Banking leaders also need to monitor regulatory risk as they contemplate web3 projects. Although the lack of government interference makes web3 platforms attractive to some investors, Veith said the lost trust in cryptocurrency after the FTX collapse made it clear that a strong, sensible regulatory system is necessary for this budding industry.


“They’re handling billions of dollars of customer assets,” Veith said. “Initially, everybody wants independence from the legacy financial system and its limitations for peer-to-peer transactions. Then, when something fails and users lose money, they ask why the government isn’t protecting their assets.”




Consider the customer point of view


Any customer-focused product is dependent on the sentiment of its potential customers, and in the current market there are strong feelings against cryptocurrency after a series of exchange collapses last year.



To overcome that fear, banks may need to present web3 products to consumers in a way that makes them comfortable. These products can be bolted on to an existing product, or perhaps piloted in a way that customers warm up to them.

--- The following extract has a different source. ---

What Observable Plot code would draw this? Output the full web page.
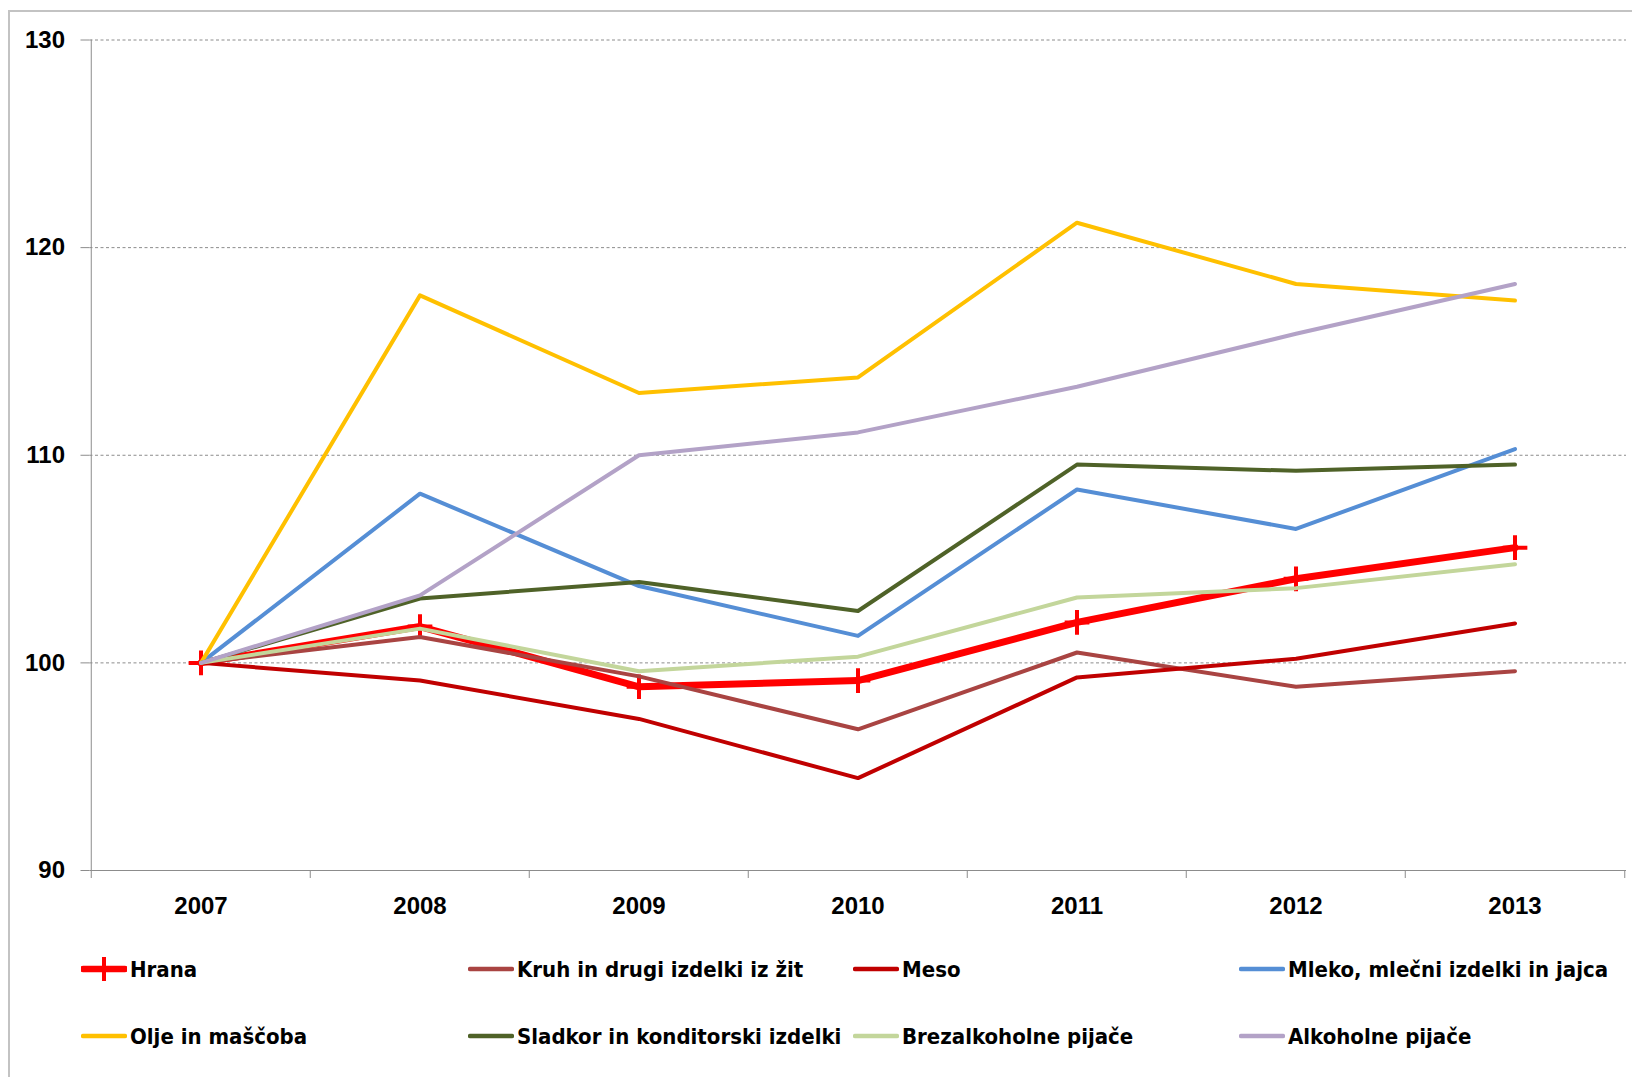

Banks also may be able to follow the example of some large asset management firms that presented cryptocurrency opportunities primarily to high net worth investors who are willing to take risks.



Be ready for the benefits


The European Union’s recently adopted rules on markets in cryptoassets (MiCA) provide a regulatory framework that’s designed to protect investors and facilitate compliance by service providers, and it may pave the way for expansion of digital assets in Europe.


Continued regulatory uncertainty and recent actions by regulators have accelerated the exodus of crypto native companies from the U.S.


“Someday, when the U.S. regulatory environment is more settled, hopefully there will be a return to the U.S. for responsible, compliance-oriented companies,” Lee said.


Banks that prepare for that day and explore the potential for use cases now may give themselves a competitive advantage in the years to come.